Other members made the stakes clear: this cannot be a paper exercise full of posturing. Rep. Abe Hamadeh (R-AZ) said this won’t be a political show involving a litany of hearings. “This is not just going to be hearings after hearings. It’s going to be arrests and prosecutions. We have to end this now. What we’re uncovering is criminals,” he said.
Republicans are pushing for enforcement, prosecutions, and structural fixes so state systems can’t be gamed by organized fraud. That includes tighter licensing checks for home health providers and better cross-checks of billing data. When fraud is allowed to compound, it corrodes public trust in entitlement programs and rewards predatory behavior.

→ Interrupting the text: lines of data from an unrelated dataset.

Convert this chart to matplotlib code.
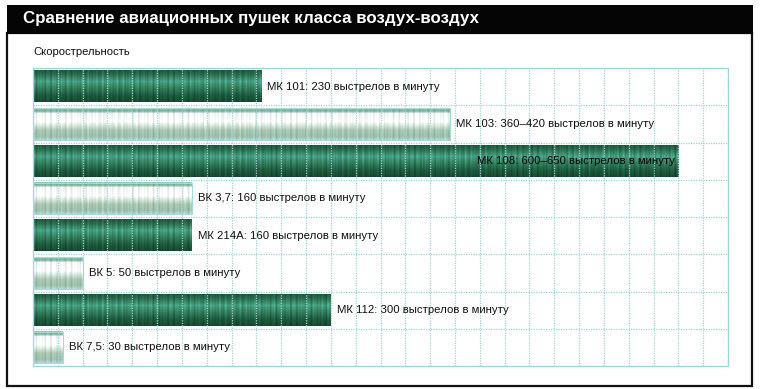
import numpy as np
import matplotlib.pyplot as plt
from matplotlib.patches import Rectangle
from matplotlib.colors import to_rgb

plt.rcParams['font.family'] = ['Liberation Sans', 'DejaVu Sans']

# Данные
cannons = ['МК 101', 'МК 103', 'МК 108', 'ВК 3,7', 'МК 214А', 'ВК 5', 'МК 112', 'ВК 7,5']
rate = [230, 420, 650, 160, 160, 50, 300, 30]
rate_text = ['230', '360–420', '600–650', '160', '160', '50', '300', '30']
dark = [True, False, True, False, True, False, True, False]

title = 'Сравнение авиационных пушек класса воздух-воздух'
subtitle = 'Скорострельность'
xmax = 700
grid_step = 25


def texture(w_px, is_dark, n_rows=32):
    # вертикальный градиент + полосы, как на скане
    xs = np.arange(w_px)
    stripes = (0.12 * np.sin(xs * 1.7) * np.sin(xs * 0.43)
               + 0.08 * np.sin(xs * 0.91 + 1.3))
    t = np.linspace(0, 1, n_rows)
    if is_dark:
        stops = [(0.0, '#22583f'), (0.12, '#2a6a4c'), (0.35, '#46a083'),
                 (0.55, '#33805f'), (0.8, '#1d5a3c'), (1.0, '#164a30')]
    else:
        stops = [(0.0, '#8fc9b8'), (0.08, '#74b096'), (0.16, '#f2f8f5'),
                 (0.42, '#ffffff'), (0.55, '#d6e6dc'), (0.7, '#a9c6b2'),
                 (0.9, '#9dbfa9'), (1.0, '#a9d6d3')]
    pos = [p for p, _ in stops]
    cols = np.array([to_rgb(c) for _, c in stops])
    prof = np.stack([np.interp(t, pos, cols[:, k]) for k in range(3)], axis=-1)
    amp = 1.0 if is_dark else 0.5
    img = prof[:, None, :] * (1 + amp * stripes[None, :, None])
    return np.clip(img, 0, 1)


fig = plt.figure(figsize=(7.6, 3.89), dpi=100)

# шапка и рамка
fig.patches.append(Rectangle((7 / 760, 1 - 386 / 389), 745 / 760, 353 / 389,
                             transform=fig.transFigure, facecolor='white',
                             edgecolor='#111111', linewidth=1.6, zorder=0))
fig.patches.append(Rectangle((7 / 760, 1 - 34 / 389), 746 / 760, 29 / 389,
                             transform=fig.transFigure, facecolor='#050505',
                             edgecolor='none', zorder=1))
fig.text(23 / 760, 1 - 19 / 389, title, color='white', fontsize=12.2,
         fontweight='bold', va='center', ha='left')
fig.text(33 / 760, 1 - 52 / 389, subtitle, color='#111111', fontsize=8.1,
         va='center', ha='left')

ax = fig.add_axes([33 / 760, 1 - 366 / 389, 695 / 760, 298 / 389])
ax.set_zorder(3)
y = np.arange(len(cannons))
bars = ax.barh(y, rate, height=0.84, color='none', edgecolor='none')

for i, bar in enumerate(bars):
    x0, y0 = bar.get_x(), bar.get_y()
    w, h = bar.get_width(), bar.get_height()
    ax.imshow(texture(int(w), dark[i]), extent=[x0, x0 + w, y0 + h, y0],
              aspect='auto', interpolation='nearest', zorder=2)
    if not dark[i]:
        ax.add_patch(Rectangle((x0, y0), w, h, facecolor='none',
                               edgecolor='#a6dad8', linewidth=0.8, zorder=3))
    label = f'{cannons[i]}: {rate_text[i]} выстрелов в минуту'
    if i == 2:
        ax.text(x0 + w - 3, y[i], label, ha='right', va='center',
                fontsize=8.2, color='#050505', zorder=5)
    else:
        ax.text(x0 + w + 6, y[i], label, ha='left', va='center',
                fontsize=8.2, color='#111111', zorder=5)

ax.set_xlim(0, xmax)
ax.set_ylim(len(cannons) - 0.5, -0.5)
ax.set_xticks(np.arange(0, xmax + 1, grid_step))
ax.set_yticks(np.arange(-0.5, len(cannons), 1))
ax.tick_params(length=0, labelbottom=False, labelleft=False)
ax.grid(True, color='#9fd6d6', linestyle=(0, (1, 1)), linewidth=0.9, zorder=4)
ax.set_axisbelow(False)
for s in ax.spines.values():
    s.set_color('#9fd6d6')
    s.set_linestyle((0, (1, 1)))
    s.set_linewidth(0.9)
ax.patch.set_alpha(0)

fig.savefig('out.png', dpi=100)
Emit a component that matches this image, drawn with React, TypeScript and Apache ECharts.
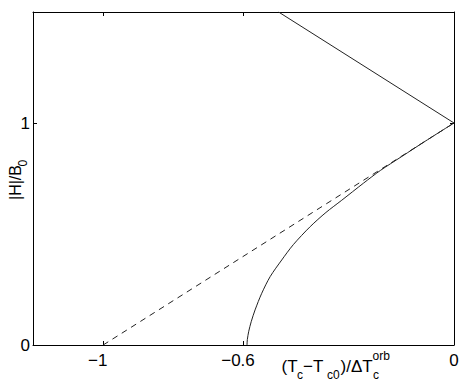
import React, { useEffect, useRef } from 'react';
import * as echarts from 'echarts';

// Tick values
const xTicks = [-1, -0.6, 0];
const yTicks = [0, 1];

// Curve (solid, starting near T = -0.6)
const curveT = [-0.59, -0.589, -0.585, -0.578, -0.567, -0.548, -0.524, -0.491, -0.458, -0.41, -0.365, -0.32, -0.258, -0.21, -0.15, -0.08, 0];
const curveH = [0, 0.025, 0.062, 0.105, 0.158, 0.233, 0.308, 0.383, 0.452, 0.533, 0.597, 0.652, 0.729, 0.786, 0.848, 0.92, 1];

// Dashed straight line
const dashedT = [-1, 0];
const dashedH = [0, 1];

// Upper solid straight line
const upperT = [-0.5, 0];
const upperH = [1.5, 1];

const FONT = "'Liberation Sans', Arial, Helvetica, sans-serif";

const zip = (a: number[], b: number[]) => a.map((v, i) => [v, b[i]]);

const fmtNum = (v: number) => (v < 0 ? '\u2212' + String(Math.abs(v)) : String(v));

export default function App() {
  const ref = useRef<HTMLDivElement>(null);

  useEffect(() => {
    if (!ref.current) return;
    const chart = echarts.init(ref.current, null, { renderer: 'svg' });

    const axisLineStyle = { color: '#000', width: 1 };
    const baseX = {
      type: 'value',
      min: -1.2,
      max: 0,
      splitLine: { show: false },
      axisLine: { show: true, onZero: false, lineStyle: axisLineStyle },
    };
    const baseY = {
      type: 'value',
      min: 0,
      max: 1.5,
      splitLine: { show: false },
      axisLine: { show: true, onZero: false, lineStyle: axisLineStyle },
    };

    const txt = (text: string, x: number, y: number, size: number) => ({
      type: 'text',
      x,
      y,
      style: {
        text,
        fontSize: size,
        fontFamily: FONT,
        fill: '#000',
        align: 'left',
        textAlign: 'left',
        verticalAlign: 'middle',
        textVerticalAlign: 'middle',
      },
    });

    const option: any = {
      animation: false,
      grid: { left: 33, right: 9, top: 12, bottom: 38 },
      xAxis: [
        {
          ...baseX,
          position: 'bottom',
          axisTick: { show: true, inside: true, length: 4, customValues: xTicks, lineStyle: { color: '#000' } },
          axisLabel: {
            show: true,
            customValues: xTicks,
            margin: 7,
            fontSize: 17,
            fontFamily: FONT,
            color: '#000',
            formatter: (v: number) => (v < 0 ? `{n|${fmtNum(v)}}` : `{z|${fmtNum(v)}}`),
            rich: {
              n: { fontSize: 17, fontFamily: FONT, color: '#000', padding: [0, 11, 0, 0] },
              z: { fontSize: 17, fontFamily: FONT, color: '#000' },
            },
          },
        },
        {
          ...baseX,
          position: 'top',
          axisTick: { show: true, inside: true, length: 4, customValues: xTicks, lineStyle: { color: '#000' } },
          axisLabel: { show: false },
        },
      ],
      yAxis: [
        {
          ...baseY,
          position: 'left',
          axisTick: { show: true, inside: true, length: 4, customValues: yTicks, lineStyle: { color: '#000' } },
          axisLabel: {
            show: true,
            customValues: yTicks,
            margin: 3,
            fontSize: 17,
            fontFamily: FONT,
            color: '#000',
            formatter: (v: number) => fmtNum(v),
          },
        },
        {
          ...baseY,
          position: 'right',
          axisTick: { show: true, inside: true, length: 4, customValues: yTicks, lineStyle: { color: '#000' } },
          axisLabel: { show: false },
        },
      ],
      series: [
        {
          type: 'line',
          data: zip(upperT, upperH),
          symbol: 'none',
          lineStyle: { color: '#222', width: 1 },
          z: 3,
        },
        {
          type: 'line',
          data: zip(dashedT, dashedH),
          symbol: 'none',
          lineStyle: { color: '#222', width: 1, type: [6, 5] },
          z: 3,
        },
        {
          type: 'line',
          data: zip(curveT, curveH),
          symbol: 'none',
          smooth: 0.3,
          lineStyle: { color: '#222', width: 1 },
          z: 3,
        },
      ],
      graphic: [
        // x axis title: (T_c − T_c0)/ΔT_c^orb
        txt('(T', 281.5, 366.1, 17),
        txt('c', 297, 375.3, 12),
        txt('\u2212T', 303, 366.1, 17),
        txt('c0', 327, 375.3, 12),
        txt(')/\u0394T', 340.5, 366.1, 17),
        txt('orb', 372.5, 356.3, 12),
        txt('c', 373, 375.3, 12),
        // y axis title: |H|/B_0 (rotated)
        {
          type: 'group',
          x: 21,
          y: 200,
          rotation: Math.PI / 2,
          children: [
            txt('|H|/B', 0, -5.5, 16),
            txt('0', 33.5, 1.8, 12),
          ],
        },
      ],
    };

    chart.setOption(option);
    return () => chart.dispose();
  }, []);

  return (
    <div
      ref={ref}
      style={{ position: 'fixed', left: 0, top: 0, width: 463, height: 383, background: '#fff' }}
    />
  );
}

Rosiak’s reporting is a reminder that watchdog journalism can force accountability when bureaucracies falter. It also shows why lawmakers from either side who care about stewardship of taxpayer money should act swiftly. The work now shifts to investigators and prosecutors to follow the paper trail Rosiak laid out.
For residents and taxpayers in Ohio and beyond, the central question is simple: will state and federal officials convert exposure into enforcement? Republicans at the roundtable are framing the answer as yes. The tools and powers the House is assembling aim to convert public outrage into tangible results — arrests, prosecutions, and recovered funds.
That approach is intended to protect funding for legitimate care and to deter future abuse. Lawmakers argue that if fraudsters face real consequences, fewer dollars will be siphoned off and more care will reach intended recipients. The coming weeks will test whether subpoenas, prosecutions, and pressure on state partners produce accountability.